======== SUPPLIED ENTRIES

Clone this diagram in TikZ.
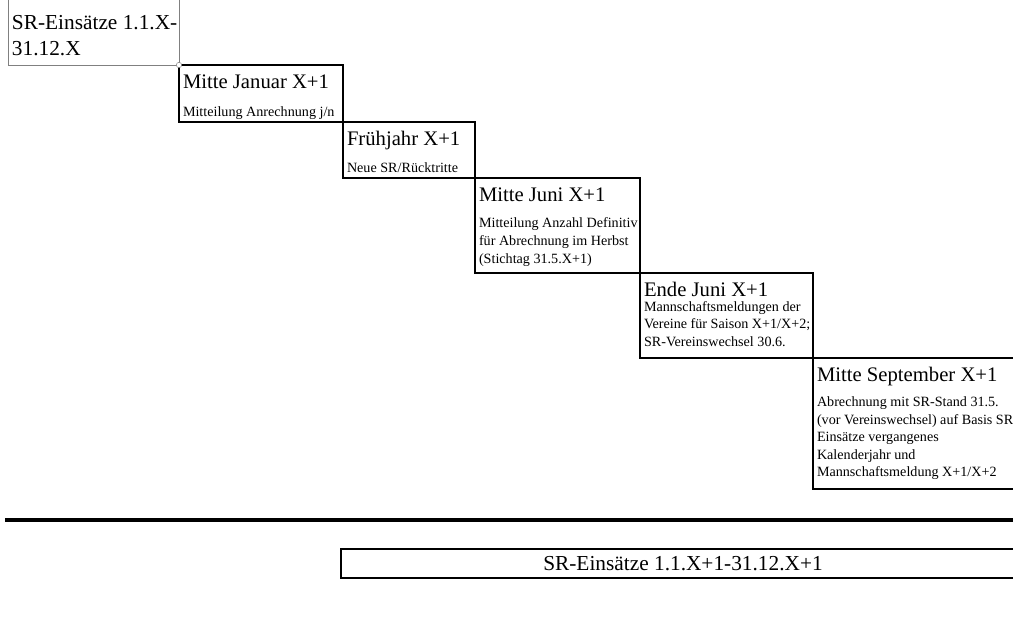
\documentclass[tikz,border=0pt]{standalone}
\usepackage{fontspec}
\setmainfont{Liberation Serif}
\usetikzlibrary{positioning}
\newlength\pxu
\setlength\pxu{0.75pt}
\newcommand\titlefont{\fontsize{15.5}{18}\selectfont}
\newcommand\bodyfont{\fontsize{10.6}{13.2}\selectfont}
\newcommand\boxtext[3]{\makebox[\dimexpr#1\pxu-6pt\relax][l]{\parbox[t][\dimexpr#2\pxu-4pt\relax][t]{400pt}{\raggedright #3}}}
\newcommand\steptitle[2]{{\titlefont\rule{0pt}{16pt}#1}\\[#2]\bodyfont}
\tikzset{
  firstbox/.style={draw=gray,line width=0.6pt,anchor=north west,inner xsep=3pt,inner ysep=2pt,outer sep=0pt},
  stepbox/.style={draw,line width=1.5pt,anchor=north west,inner xsep=3pt,inner ysep=2pt,outer sep=0pt},
  periodbox/.style={draw,line width=1.5pt,anchor=north west,outer sep=0pt,minimum width=513pt,minimum height=21.75pt,font=\fontsize{16}{18}\selectfont}
}
\begin{document}
\begin{tikzpicture}[x=0.75pt,y=-0.75pt]
\useasboundingbox (0,0) rectangle (1013,634);
%start
\node[firstbox] (start) at (8,-1) {\boxtext{171}{66}{\fontsize{16}{19.5}\selectfont\rule{0pt}{21.25pt}SR-Einsätze 1.1.X-\\31.12.X}};
%steps
\node[stepbox] (jan) at (start.south east) {\boxtext{164}{57}{\steptitle{Mitte Januar X+1}{7.5pt}Mitteilung Anrechnung j/n}};
\node[stepbox] (spring) at (jan.south east) {\boxtext{132}{56}{\steptitle{Frühjahr X+1}{6.8pt}Neue SR/Rücktritte}};
\node[stepbox] (june) at (spring.south east) {\boxtext{165}{95}{\steptitle{Mitte Juni X+1}{6.2pt}Mitteilung Anzahl Definitiv\\für Abrechnung im Herbst\\(Stichtag 31.5.X+1)}};
\node[stepbox] (juneEnd) at (june.south east) {\boxtext{173}{85}{\steptitle{Ende Juni X+1}{-2.5pt}Mannschaftsmeldungen der\\Vereine für Saison X+1/X+2;\\SR-Vereinswechsel 30.6.}};
\node[stepbox] (sept) at (juneEnd.south east) {\boxtext{240}{131}{\steptitle{Mitte September X+1}{5.2pt}Abrechnung mit SR-Stand 31.5.\\(vor Vereinswechsel) auf Basis SR-\\Einsätze vergangenes\\Kalenderjahr und\\Mannschaftsmeldung X+1/X+2}};
\draw[gray,fill=white] (start.south east) circle (2pt);
%season
\draw[line width=3pt] (5,520) coordinate(lineL) -- (1013,520) coordinate(lineR);
\node[periodbox] (period) at (341,549) {SR-Einsätze 1.1.X+1-31.12.X+1};
\end{tikzpicture}
\end{document}
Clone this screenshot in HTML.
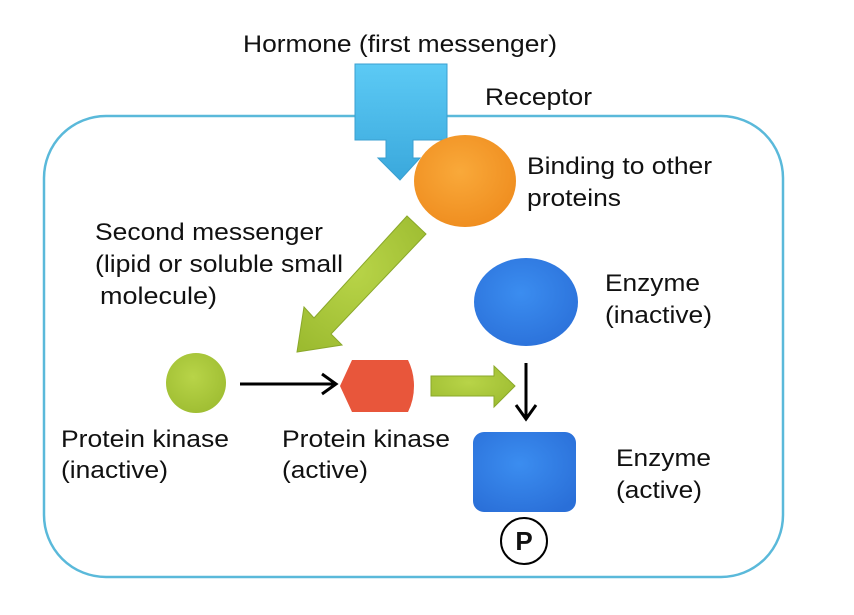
<!DOCTYPE html>
<html><head><meta charset="utf-8"><style>
html,body{margin:0;padding:0;background:#fff}
svg text{font-family:"Liberation Sans",Arial,sans-serif;font-size:24.5px;fill:#111}
</style></head><body>
<svg width="854" height="610" viewBox="0 0 854 610" xmlns="http://www.w3.org/2000/svg">
<defs>
<linearGradient id="blue1" x1="0" y1="0" x2="0" y2="1"><stop offset="0" stop-color="#5ccaf5"/><stop offset="1" stop-color="#3aa8dc"/></linearGradient>
<radialGradient id="org" cx="0.45" cy="0.4" r="0.7"><stop offset="0" stop-color="#f9a93a"/><stop offset="1" stop-color="#ee8a1c"/></radialGradient>
<radialGradient id="bl" cx="0.45" cy="0.4" r="0.7"><stop offset="0" stop-color="#3b8df0"/><stop offset="1" stop-color="#2a6fd8"/></radialGradient>
<radialGradient id="gr" cx="0.45" cy="0.4" r="0.7"><stop offset="0" stop-color="#b8d448"/><stop offset="1" stop-color="#9cbb30"/></radialGradient>
</defs>
<rect x="44" y="116" width="739" height="461" rx="62" ry="62" fill="none" stroke="#5ab9da" stroke-width="2.5"/>
<path d="M355 64 H447 V140 H413 V158 H420 L400 180 L378 158 H386 V140 H355 Z" fill="url(#blue1)" stroke="#3a9fd0" stroke-width="1"/>
<ellipse cx="465" cy="181" rx="51" ry="46" fill="url(#org)"/>
<path d="M407 216 L426 234 L331 334 L342 345 L297 352 L304 307 L314 318 Z" fill="url(#gr)" stroke="#8aa82a" stroke-width="1"/>
<ellipse cx="526" cy="302" rx="52" ry="44" fill="url(#bl)"/>
<circle cx="196" cy="383" r="30" fill="url(#gr)"/>
<line x1="240" y1="384" x2="334" y2="384" stroke="#000" stroke-width="3"/>
<path d="M322 374 L336 384 L322 394" fill="none" stroke="#000" stroke-width="3"/>
<path d="M352 360 H408 Q414 372 414 386 Q414 400 408 412 H352 L340 386 Z" fill="#e8563b"/>
<path d="M431 376 H494 V366 L515 386 L494 407 V396 H431 Z" fill="url(#gr)" stroke="#8aa82a" stroke-width="1"/>
<line x1="526" y1="363" x2="526" y2="418" stroke="#000" stroke-width="3"/>
<path d="M516 405 L526 419 L536 405" fill="none" stroke="#000" stroke-width="3"/>
<rect x="473" y="432" width="103" height="80" rx="11" fill="url(#bl)"/>
<circle cx="524" cy="541" r="23" fill="#fff" stroke="#000" stroke-width="2"/>
<text x="524" y="550" text-anchor="middle" style="font-size:26px;font-weight:bold">P</text>
<text x="243" y="52" textLength="314" lengthAdjust="spacingAndGlyphs">Hormone (first messenger)</text>
<text x="485" y="105" textLength="107" lengthAdjust="spacingAndGlyphs">Receptor</text>
<text x="527" y="174" textLength="185" lengthAdjust="spacingAndGlyphs">Binding to other</text>
<text x="527" y="206" textLength="94" lengthAdjust="spacingAndGlyphs">proteins</text>
<text x="95" y="240" textLength="228" lengthAdjust="spacingAndGlyphs">Second messenger</text>
<text x="95" y="272" textLength="248" lengthAdjust="spacingAndGlyphs">(lipid or soluble small</text>
<text x="100" y="304" textLength="117" lengthAdjust="spacingAndGlyphs">molecule)</text>
<text x="605" y="291" textLength="95" lengthAdjust="spacingAndGlyphs">Enzyme</text>
<text x="605" y="323" textLength="107" lengthAdjust="spacingAndGlyphs">(inactive)</text>
<text x="61" y="447" textLength="168" lengthAdjust="spacingAndGlyphs">Protein kinase</text>
<text x="61" y="478" textLength="107" lengthAdjust="spacingAndGlyphs">(inactive)</text>
<text x="282" y="447" textLength="168" lengthAdjust="spacingAndGlyphs">Protein kinase</text>
<text x="282" y="478" textLength="86" lengthAdjust="spacingAndGlyphs">(active)</text>
<text x="616" y="466" textLength="95" lengthAdjust="spacingAndGlyphs">Enzyme</text>
<text x="616" y="498" textLength="86" lengthAdjust="spacingAndGlyphs">(active)</text>
</svg>
</body></html>
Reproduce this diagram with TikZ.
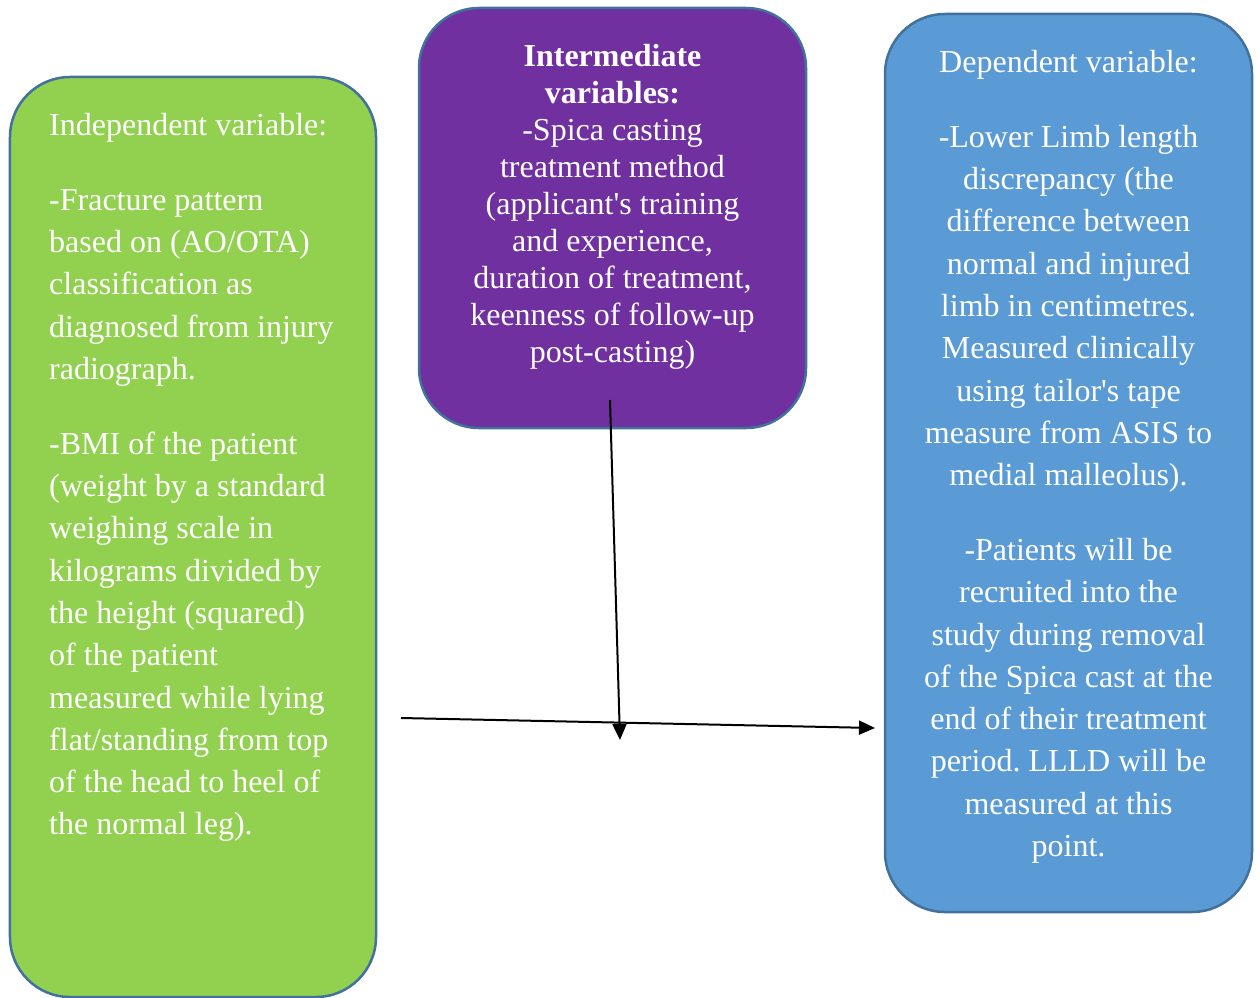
\documentclass[tikz,border=0pt]{standalone}
\usepackage{fontspec}
\setmainfont{Liberation Serif}
\usetikzlibrary{arrows.meta}
\definecolor{gfill}{HTML}{92D050}
\definecolor{pfill}{HTML}{7030A0}
\definecolor{bfill}{HTML}{5B9BD5}
\definecolor{edgeblue}{HTML}{41719C}
\frenchspacing
\begin{document}
\begin{tikzpicture}[x=1bp,y=-1bp,
  box/.style={draw=edgeblue, line width=2.5bp, rounded corners=60bp, inner sep=0pt},
  txt/.style={text=white, inner sep=0pt, font=\fontsize{32bp}{42.3bp}\selectfont},
  ptxt/.style={text=white, inner sep=0pt, font=\fontsize{32bp}{36.9bp}\selectfont},
  conn/.style={line width=2bp, -{Triangle[length=16bp,width=14bp]}}]
\useasboundingbox (0,0) rectangle (1260,998);
\node[box, fill=gfill, minimum width=366bp, minimum height=920bp] (green) at (193,537) {};
\node[box, fill=pfill, minimum width=387bp, minimum height=420bp] (purple) at (612.5,218) {};
\node[box, fill=bfill, minimum width=367bp, minimum height=898bp] (blue) at (1068.5,463) {};

\node[txt, align=left, anchor=north west] (gtext) at (49,113) {Independent variable:\\[32.5bp]
-Fracture pattern\\ based on (AO/OTA)\\ classification as\\ diagnosed from injury\\ radiograph.\\[32.5bp]
-BMI of the patient\\ (weight by a standard\\ weighing scale in\\ kilograms divided by\\ the height (squared)\\ of the patient\\ measured while lying\\ flat/standing from top\\ of the head to heel of\\ the normal leg).};

\node[ptxt, align=center, anchor=north] (ptext) at (612.5,44.5) {\textbf{Intermediate}\\ \textbf{variables:}\\
-Spica casting\\ treatment method\\ (applicant\textquotesingle s training\\ and experience,\\ duration of treatment,\\ keenness of follow-up\\ post-casting)};

\node[txt, align=center, anchor=north] (btext) at (1068.5,50) {Dependent variable:\\[32.5bp]
-Lower Limb length\\ discrepancy (the\\ difference between\\ normal and injured\\ limb in centimetres.\\ Measured clinically\\ using tailor\textquotesingle s tape\\ measure from ASIS to\\ medial malleolus).\\[32.5bp]
-Patients will be\\ recruited into the\\ study during removal\\ of the Spica cast at the\\ end of their treatment\\ period. LLLD will be\\ measured at this\\ point.};

\coordinate (hstart) at (401,718);
\coordinate (hend) at (875,728);
\coordinate (vstart) at (610,400);
\coordinate (vend) at (620,740);
\draw[conn] (hstart) -- (hend);
\draw[conn] (vstart) -- (vend);
\end{tikzpicture}
\end{document}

================

__DO THIS__. Only the stretch from the line with "Reproduce this diagram with TikZ." through the line with "-Spica casting\\ treatment" should be copied, exactly and with both ends. Drop the pictures.

__EXERCISE SOLUTION__.
Reproduce this diagram with TikZ.
\documentclass[tikz,border=0pt]{standalone}
\usepackage{fontspec}
\setmainfont{Liberation Serif}
\usetikzlibrary{arrows.meta}
\definecolor{gfill}{HTML}{92D050}
\definecolor{pfill}{HTML}{7030A0}
\definecolor{bfill}{HTML}{5B9BD5}
\definecolor{edgeblue}{HTML}{41719C}
\frenchspacing
\begin{document}
\begin{tikzpicture}[x=1bp,y=-1bp,
  box/.style={draw=edgeblue, line width=2.5bp, rounded corners=60bp, inner sep=0pt},
  txt/.style={text=white, inner sep=0pt, font=\fontsize{32bp}{42.3bp}\selectfont},
  ptxt/.style={text=white, inner sep=0pt, font=\fontsize{32bp}{36.9bp}\selectfont},
  conn/.style={line width=2bp, -{Triangle[length=16bp,width=14bp]}}]
\useasboundingbox (0,0) rectangle (1260,998);
\node[box, fill=gfill, minimum width=366bp, minimum height=920bp] (green) at (193,537) {};
\node[box, fill=pfill, minimum width=387bp, minimum height=420bp] (purple) at (612.5,218) {};
\node[box, fill=bfill, minimum width=367bp, minimum height=898bp] (blue) at (1068.5,463) {};

\node[txt, align=left, anchor=north west] (gtext) at (49,113) {Independent variable:\\[32.5bp]
-Fracture pattern\\ based on (AO/OTA)\\ classification as\\ diagnosed from injury\\ radiograph.\\[32.5bp]
-BMI of the patient\\ (weight by a standard\\ weighing scale in\\ kilograms divided by\\ the height (squared)\\ of the patient\\ measured while lying\\ flat/standing from top\\ of the head to heel of\\ the normal leg).};

\node[ptxt, align=center, anchor=north] (ptext) at (612.5,44.5) {\textbf{Intermediate}\\ \textbf{variables:}\\
-Spica casting\\ treatment method\\ (applicant\textquotesingle s training\\ and experience,\\ duration of treatment,\\ keenness of follow-up\\ post-casting)};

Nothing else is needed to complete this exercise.